English professor shares experiences as a stepmother through memoir
Against the back wall of professor Kathleen Pfeiffer’s office is a shelf stacked to the top with books. The experience of loss that compelled her to turn to literature and writing as a child has again hit her 30 years later as a parent.
Pfeiffer, who serves as chair of the English department, will present “Snapshots,” a reading of selected passages from her memoir on her experiences as a stepmother, April 12 from 6:30-8 p.m. at the Detroit Institute of Arts as part of Art X Detroit. She will host a memoir writing workshop April 13 from 12-1:30 p.m. at the College for Creative Studies.
The event will feature interpretive dance performances from OU dance faculty Thayer Jonutz and Ali Woerner and imagery from “Marginalia” by Andrea Eis, associate professor of cinema studies.
Parenting
Pfeiffer has known her stepdaughter, now 16, since she was two. For almost a decade, she played a vital role in the child’s life.
“When I first was introduced to my stepdaughter, she was two years old and at that time we had a 50-50 split of custody,” she said. “While she was at our house, I was a full-time, hands-on parent. I did full-time parenting, changing diapers, buying her clothes, meals, taking her to school, bringing her home, bath, medicine (and) bedtime. I did everything from age two until about age 11.”

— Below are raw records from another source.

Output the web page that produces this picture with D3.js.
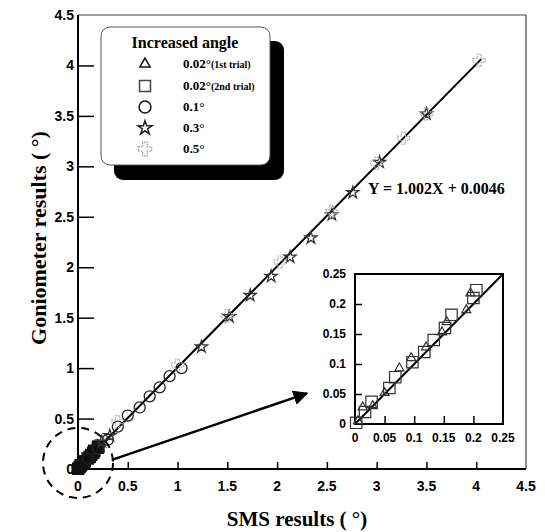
<!DOCTYPE html>
<html>
<head>
<meta charset="utf-8">
<script src="https://cdn.jsdelivr.net/npm/d3@7"></script>
<style>
  body { margin: 0; background: #fff; }
  .tick-lbl { font-family: "Liberation Sans", Arial, sans-serif; font-weight: bold; font-size: 14px; }
  .inset-lbl { font-family: "Liberation Sans", Arial, sans-serif; font-weight: bold; font-size: 12px; }
  .serif { font-family: "Liberation Serif", "Times New Roman", serif; font-weight: bold; }
</style>
</head>
<body>
<div id="chart"></div>
<script>
// tick values
var mainTicks = [0, 0.5, 1, 1.5, 2, 2.5, 3, 3.5, 4, 4.5];
var insetTicks = [0, 0.05, 0.1, 0.15, 0.2, 0.25];

// series (SMS x, goniometer y)
var tri1X = [0.005, 0.013, 0.03, 0.05, 0.075, 0.095, 0.12, 0.147, 0.155, 0.188, 0.195];
var tri1Y = [0.005, 0.028, 0.03, 0.052, 0.093, 0.11, 0.128, 0.153, 0.17, 0.19, 0.218];
var sq2X = [0.002, 0.017, 0.028, 0.058, 0.068, 0.097, 0.117, 0.133, 0.152, 0.163, 0.2, 0.205];
var sq2Y = [0.002, 0.02, 0.037, 0.06, 0.078, 0.103, 0.12, 0.14, 0.16, 0.182, 0.21, 0.223];
var circX = [0.1, 0.2, 0.3, 0.4, 0.5, 0.62, 0.72, 0.82, 0.92, 1.04];
var circY = [0.1, 0.2, 0.29, 0.42, 0.53, 0.61, 0.72, 0.81, 0.92, 1.0];
var starX = [0.24, 0.32, 1.24, 1.52, 1.73, 1.94, 2.13, 2.34, 2.55, 2.76, 3.03, 3.5];
var starY = [0.27, 0.33, 1.21, 1.51, 1.72, 1.91, 2.1, 2.29, 2.52, 2.74, 3.04, 3.52];
var halfX = [0.4, 1.0, 1.5, 2.03, 2.55, 3.0, 3.27, 3.5, 4.03];
var halfY = [0.47, 1.03, 1.52, 2.05, 2.55, 3.03, 3.28, 3.52, 4.05];

var slope = 1.002, intercept = 0.0046, fitEnd = 4.05;

var legendLabels = ["0.02°", "0.02°", "0.1°", "0.3°", "0.5°"];
var legendNotes = ["(1st trial)", "(2nd trial)", "", "", ""];

var W = 545, H = 532;
var svg = d3.select("#chart").append("svg").attr("width", W).attr("height", H);

var x = d3.scaleLinear().domain([0, 4.5]).range([78, 526]);
var y = d3.scaleLinear().domain([0, 4.5]).range([469, 15]);
var ix = d3.scaleLinear().domain([0, 0.25]).range([355, 503]);
var iy = d3.scaleLinear().domain([0, 0.25]).range([424, 274]);

// frame top / right
svg.append("line").attr("x1", x(0)).attr("x2", x(4.5)).attr("y1", y(4.5)).attr("y2", y(4.5))
  .attr("stroke", "#444").attr("stroke-width", 1.2);
svg.append("line").attr("x1", x(4.5)).attr("x2", x(4.5)).attr("y1", y(4.5)).attr("y2", y(0))
  .attr("stroke", "#444").attr("stroke-width", 1.2);

// axes with inward ticks
var xAxis = d3.axisTop(x).tickValues(mainTicks.slice(1, -1)).tickSize(7).tickFormat("");
svg.append("g").attr("transform", "translate(0," + y(0) + ")").call(xAxis)
  .call(g => g.select(".domain").remove())
  .selectAll("line").attr("stroke", "#000").attr("stroke-width", 1.5);
var yAxis = d3.axisRight(y).tickValues(mainTicks.slice(1, -1)).tickSize(16).tickFormat("");
svg.append("g").attr("transform", "translate(" + x(0) + ",0)").call(yAxis)
  .call(g => g.select(".domain").remove())
  .selectAll("line").attr("stroke", "#000").attr("stroke-width", 1.5);
svg.append("line").attr("x1", x(0)).attr("x2", x(4.5)).attr("y1", y(0)).attr("y2", y(0))
  .attr("stroke", "#000").attr("stroke-width", 2);
svg.append("line").attr("x1", x(0)).attr("x2", x(0)).attr("y1", y(0)).attr("y2", y(4.5))
  .attr("stroke", "#000").attr("stroke-width", 2);

// tick labels
svg.selectAll(".xl").data(mainTicks).enter().append("text").attr("class", "tick-lbl")
  .attr("x", d => x(d)).attr("y", 491).attr("text-anchor", "middle").text(d => d);
svg.selectAll(".yl").data(mainTicks).enter().append("text").attr("class", "tick-lbl")
  .attr("x", 74).attr("y", d => y(d) + 5).attr("text-anchor", "end").text(d => d);

// axis titles
svg.append("text").attr("class", "serif").attr("font-size", 21).attr("x", 297).attr("y", 526)
  .attr("text-anchor", "middle").text("SMS results ( °)");
svg.append("text").attr("class", "serif").attr("font-size", 22)
  .attr("transform", "translate(46,238) rotate(-90)").attr("text-anchor", "middle")
  .text("Goniometer results ( °)");

// symbols
var sym = {
  tri: d3.symbol().type(d3.symbolTriangle).size(40),
  sq: d3.symbol().type(d3.symbolSquare).size(90),
  circ: d3.symbol().type(d3.symbolCircle).size(95),
  star: d3.symbol().type(d3.symbolStar).size(45),
  half: d3.symbol().type(d3.symbolCross).size(80)
};
function drawSeries(g, xs, ys, sx, sy, s, color, dash, w) {
  g.selectAll(null).data(xs.map((v, i) => [v, ys[i]])).enter().append("path")
    .attr("d", s).attr("transform", d => "translate(" + sx(d[0]) + "," + sy(d[1]) + ")")
    .attr("fill", "none").attr("stroke", color).attr("stroke-width", w || 1.3)
    .attr("stroke-dasharray", dash || null);
}

// fit line main
svg.append("line").attr("x1", x(0)).attr("y1", y(intercept)).attr("x2", x(fitEnd)).attr("y2", y(slope * fitEnd + intercept))
  .attr("stroke", "#000").attr("stroke-width", 2);

var gm = svg.append("g");
drawSeries(gm, tri1X, tri1Y, x, y, sym.tri, "#111", null, 3);
drawSeries(gm, sq2X, sq2Y, x, y, sym.sq, "#111", null, 3);
drawSeries(gm, circX, circY, x, y, sym.circ, "#222");
drawSeries(gm, starX, starY, x, y, sym.star, "#333");
drawSeries(gm, halfX, halfY, x, y, sym.half, "#aaa", "1.5,1");

svg.append("text").attr("class", "serif").attr("font-size", 16).attr("x", 368).attr("y", 194)
  .text("Y = 1.002X + 0.0046");

// dashed circle and arrow
svg.append("circle").attr("cx", x(0)).attr("cy", y(0.06)).attr("r", 35)
  .attr("fill", "none").attr("stroke", "#000").attr("stroke-width", 2).attr("stroke-dasharray", "8,6");
svg.append("defs").append("marker").attr("id", "ah").attr("viewBox", "0 0 10 10")
  .attr("refX", 9).attr("refY", 5).attr("markerWidth", 6).attr("markerHeight", 6).attr("orient", "auto")
  .append("path").attr("d", "M0,0L10,5L0,10Z").attr("fill", "#000");
svg.append("line").attr("x1", x(0.34)).attr("y1", y(0.09)).attr("x2", x(2.3)).attr("y2", y(0.75))
  .attr("stroke", "#000").attr("stroke-width", 2.5).attr("marker-end", "url(#ah)");

// inset
var gi = svg.append("g");
gi.append("rect").attr("x", ix(0)).attr("y", iy(0.25)).attr("width", ix(0.25) - ix(0)).attr("height", iy(0) - iy(0.25))
  .attr("fill", "#fff").attr("stroke", "#000").attr("stroke-width", 2);
gi.append("g").attr("transform", "translate(0," + iy(0) + ")")
  .call(d3.axisTop(ix).tickValues(insetTicks.slice(1, -1)).tickSize(8).tickFormat(""))
  .call(g => g.select(".domain").remove()).selectAll("line").attr("stroke", "#000").attr("stroke-width", 1.5);
gi.append("g").attr("transform", "translate(" + ix(0) + ",0)")
  .call(d3.axisRight(iy).tickValues(insetTicks.slice(1, -1)).tickSize(7).tickFormat(""))
  .call(g => g.select(".domain").remove()).selectAll("line").attr("stroke", "#000").attr("stroke-width", 1.5);
gi.selectAll(".ixl").data(insetTicks).enter().append("text").attr("class", "inset-lbl")
  .attr("x", d => ix(d)).attr("y", 442).attr("text-anchor", "middle").text(d => d);
gi.selectAll(".iyl").data(insetTicks).enter().append("text").attr("class", "inset-lbl")
  .attr("x", 346).attr("y", d => iy(d) + 4).attr("text-anchor", "end").text(d => d);
gi.append("line").attr("x1", ix(0)).attr("y1", iy(0)).attr("x2", ix(0.25)).attr("y2", iy(0.25))
  .attr("stroke", "#000").attr("stroke-width", 2);
drawSeries(gi, sq2X, sq2Y, ix, iy, d3.symbol().type(d3.symbolSquare).size(130), "#333", null, 1.2);
drawSeries(gi, tri1X, tri1Y, ix, iy, d3.symbol().type(d3.symbolTriangle).size(35), "#333", null, 1.2);

// legend
var lg = svg.append("g");
lg.append("rect").attr("x", 114).attr("y", 41).attr("width", 170).attr("height", 139).attr("rx", 9)
  .attr("fill", "#000");
lg.append("rect").attr("x", 101).attr("y", 27).attr("width", 169).attr("height", 138).attr("rx", 9)
  .attr("fill", "#fff").attr("stroke", "#555").attr("stroke-width", 1);
lg.append("text").attr("class", "serif").attr("font-size", 16).attr("x", 185).attr("y", 48)
  .attr("text-anchor", "middle").text("Increased angle");
var legSyms = [
  [d3.symbol().type(d3.symbolTriangle).size(45), "#111", null],
  [d3.symbol().type(d3.symbolSquare).size(120), "#444", null],
  [d3.symbol().type(d3.symbolCircle).size(110), "#111", null],
  [d3.symbol().type(d3.symbolStar).size(60), "#222", null],
  [d3.symbol().type(d3.symbolCross).size(100), "#aaa", "1.5,1"]
];
var rowY = [64, 86, 107, 128, 149];
legendLabels.forEach(function(lab, i) {
  lg.append("path").attr("d", legSyms[i][0]).attr("transform", "translate(145," + rowY[i] + ")")
    .attr("fill", "none").attr("stroke", legSyms[i][1]).attr("stroke-width", 1.5)
    .attr("stroke-dasharray", legSyms[i][2]);
  var t = lg.append("text").attr("class", "serif").attr("font-size", 13).attr("x", 183).attr("y", rowY[i] + 4).text(lab);
  if (legendNotes[i]) t.append("tspan").attr("font-size", 10).text(legendNotes[i]);
});
</script>
</body>
</html>
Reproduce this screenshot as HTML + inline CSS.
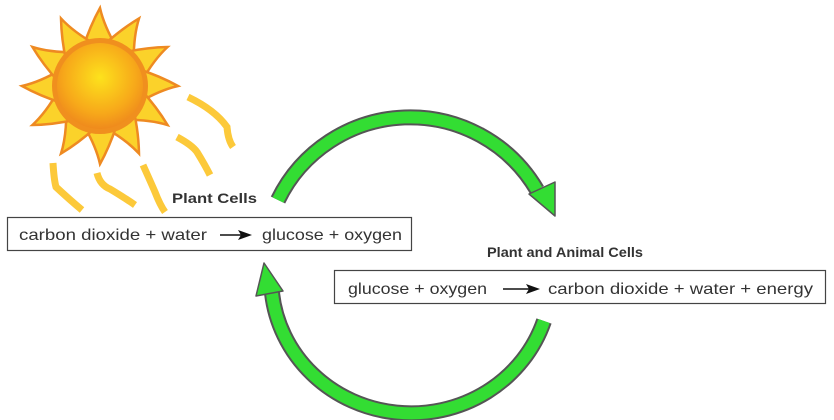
<!DOCTYPE html>
<html><head><meta charset="utf-8"><style>
html,body{margin:0;padding:0;background:#fff;width:834px;height:420px;overflow:hidden}
svg{display:block}
text{font-family:"Liberation Sans","DejaVu Sans",sans-serif;fill:#333}
</style></head><body>
<svg width="834" height="420" viewBox="0 0 834 420">
<defs>
<radialGradient id="core" cx="50%" cy="40%" r="60%">
<stop offset="0" stop-color="#fde21c"/><stop offset="0.7" stop-color="#f7a81a"/><stop offset="1" stop-color="#ef8a1c"/>
</radialGradient>
</defs>
<g fill="none" stroke="#fcc93a" stroke-width="7" stroke-linecap="butt">
<path d="M188,97 Q215,110 227,127 Q228,140 233,147"/>
<path d="M177,137 Q192,145 197,152 Q205,165 210,175"/>
<path d="M143,165 Q152,185 155,192 Q160,205 165,212"/>
<path d="M97,173 Q100,185 110,189 Q125,198 135,205"/>
<path d="M53,163 Q54,180 56,187 Q70,200 82,210"/>
</g>
<g transform="translate(100,86)">
<g id="rays">
<path d="M-17,-38 Q-10,-60 0,-78 Q4,-60 17,-38 Z" fill="#fbd22a" stroke="#ee8a22" stroke-width="2.5"/>
</g>
<use href="#rays" transform="rotate(30)"/><use href="#rays" transform="rotate(60)"/><use href="#rays" transform="rotate(90)"/>
<use href="#rays" transform="rotate(120)"/><use href="#rays" transform="rotate(150)"/><use href="#rays" transform="rotate(180)"/>
<use href="#rays" transform="rotate(210)"/><use href="#rays" transform="rotate(240)"/><use href="#rays" transform="rotate(270)"/>
<use href="#rays" transform="rotate(300)"/><use href="#rays" transform="rotate(330)"/>
<circle r="48" fill="#f08f1e"/>
<circle r="43" fill="url(#core)"/>
</g>
<path d="M278,200 A147 147 0 0 1 537,190" fill="none" stroke="#555" stroke-width="16"/>
<path d="M278,200 A147 147 0 0 1 537,190" fill="none" stroke="#33dd33" stroke-width="12"/>
<polygon points="529,194 555,182 555,216" fill="#33dd33" stroke="#555" stroke-width="1.5" stroke-linejoin="round"/>
<path d="M544,321 A140 135 0 0 1 272,293" fill="none" stroke="#555" stroke-width="16"/>
<path d="M544,321 A140 135 0 0 1 272,293" fill="none" stroke="#33dd33" stroke-width="12"/>
<polygon points="256,296 264,263 283,291" fill="#33dd33" stroke="#555" stroke-width="1.5" stroke-linejoin="round"/>
<text x="172" y="203" font-size="14" font-weight="bold" textLength="85" lengthAdjust="spacingAndGlyphs">Plant Cells</text>
<text x="487" y="257" font-size="14" font-weight="bold" textLength="156" lengthAdjust="spacingAndGlyphs">Plant and Animal Cells</text>
<rect x="7.5" y="217.5" width="404" height="33" fill="#fff" stroke="#444" stroke-width="1.2"/>
<text x="19" y="240" font-size="16" textLength="188" lengthAdjust="spacingAndGlyphs">carbon dioxide + water</text>
<line x1="220" y1="235" x2="242" y2="235" stroke="#111" stroke-width="1.5"/>
<polygon points="238,230 252,235 238,240 241,235" fill="#111"/>
<text x="262" y="240" font-size="16" textLength="140" lengthAdjust="spacingAndGlyphs">glucose + oxygen</text>
<rect x="334.5" y="270.5" width="491" height="33" fill="#fff" stroke="#444" stroke-width="1.2"/>
<text x="348" y="294" font-size="16" textLength="139" lengthAdjust="spacingAndGlyphs">glucose + oxygen</text>
<line x1="503" y1="289" x2="530" y2="289" stroke="#111" stroke-width="1.5"/>
<polygon points="526,284 540,289 526,294 529,289" fill="#111"/>
<text x="548" y="294" font-size="16" textLength="265" lengthAdjust="spacingAndGlyphs">carbon dioxide + water + energy</text>
</svg>
</body></html>
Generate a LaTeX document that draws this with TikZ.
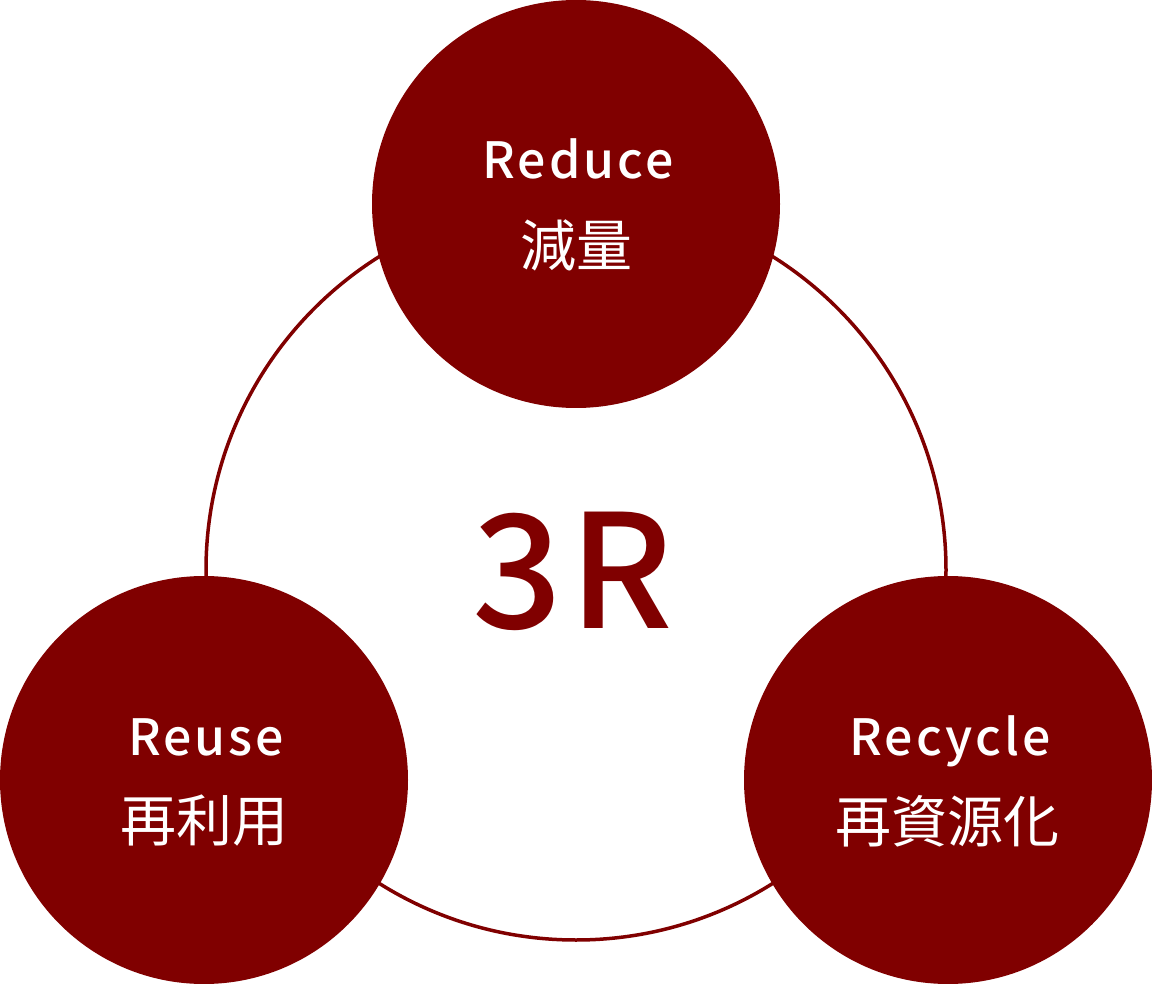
\documentclass[tikz,border=0pt]{standalone}
\usepackage{fontspec}
\setmainfont{Noto Sans CJK JP}
\newfontfamily\latf[LetterSpace=6]{Noto Sans CJK JP Medium}
\newfontfamily\cjkf{Noto Sans CJK JP}
\newfontfamily\bigf[LetterSpace=4]{Noto Sans CJK JP Medium}
\definecolor{dred}{HTML}{800000}
\tikzset{
  ball/.style={circle, fill=dred, draw=none, inner sep=0pt, minimum size=408pt},
  ring/.style={circle, draw=dred, line width=3.5pt, inner sep=0pt, minimum size=740pt},
  lat/.style={text=white, inner sep=0pt, anchor=base, font=\latf\fontsize{50}{60}\selectfont},
  cj/.style={text=white, inner sep=0pt, font=\cjkf\fontsize{56}{60}\selectfont},
  big/.style={text=dred, inner sep=0pt, anchor=base, font=\bigf\fontsize{158}{170}\selectfont}
}
\begin{document}
\begin{tikzpicture}[x=1pt,y=-1pt]
\useasboundingbox (0,0) rectangle (1152,984);
\node[ring] (ringc) at (576,570) {};
\node[ball] (reduce) at (576,204) {};
\node[ball] (reuse) at (204,780) {};
\node[ball] (recycle) at (948,780) {};
\node[lat] (treduce) at (578,179) {Reduce};
\node[cj] (jreduce) at (576,245) {減量};
\node[lat] (treuse) at (206,755) {Reuse};
\node[cj] (jreuse) at (204,821) {再利用};
\node[lat] (trecycle) at (950,755) {Recycle};
\node[cj] (jrecycle) at (947,821) {再資源化};
\node[big] (three) at (573,628) {3R};
\end{tikzpicture}
\end{document}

Being a step-parent presents its own challenges in Pfeiffer’s mind.
“The challenge is that you have all of the responsibility of being a parent, but none of the authority of being a parent,” Pfeiffer said. “That particular challenge I think is compounded by the fact that there are no role models that aren’t hostile.”
She said she started seeing some of her frustrations played out in material she was teaching.
“In the opening section of ‘Invisible Man,’ he talks about how his struggle with invisibility is created because other people refuse to see him,” she said. “It’s the blindness of other people that creates his invisibility.”
Living within the margins
Pfeiffer was influenced by the ideas in Eis’s “Marginalia.” Eis describes this work as photographs of early 20th century Greek texts in which American Meta Glass has written her experience with the works in the margins. The notes serve as overlays against a backdrop of sculpture.
In her blog, Pfeiffer writes that many stepmothers can relate to this.
“Many stepmothers feel this way: squeezed into corners, vaguely unwelcome in their own homes, cramped, impaired,” she wrote.
Experiencing loss
Dealing with the detachment of her now adolescent stepdaughter, Pfeiffer is reminded of the loss of her brother, who passed when she was 13.
“My parents aren’t real talkative,” she said. “Once my brother died, we just never spoke about it.”
In the same way that she turned to literature and writing after her brother’s death, she returned again to try and make meaning out of the changes in her life.
“Flash forward 30 years later and I lost, in some ways, my stepdaughter left me at the same age as well,” Pfeiffer said. “It was the echo of that loss of a child at a particular stage in life, that’s what struck me. The work that I’m doing is a kind of interconnected meditation on how we respond to loss.”
Although the stories are different, Eis can see parallels in their two works.
“In my piece ‘Try to support me, as I you,’ the hesitant but hopeful gesture of one person physically reaching out to touch another is overlaid with the pleading words,” Eis said. “In one of Pfieffer’s memoir snapshots, she reaches out to her stepdaughter in ever increasing futility. Our disparate narratives connect, converse with and complement each other.”
For her part, Pfeiffer, who has a nine-year-old son of her own, is hoping the healing power of writing can help fill a void. She said the family sees her stepdaughter about every other weekend.
“A big part of my motivation behind the book is I want to write the book in order to heal the loss of her,” she said. “There’s a big hole in our family with her not there in the way that she used to be.”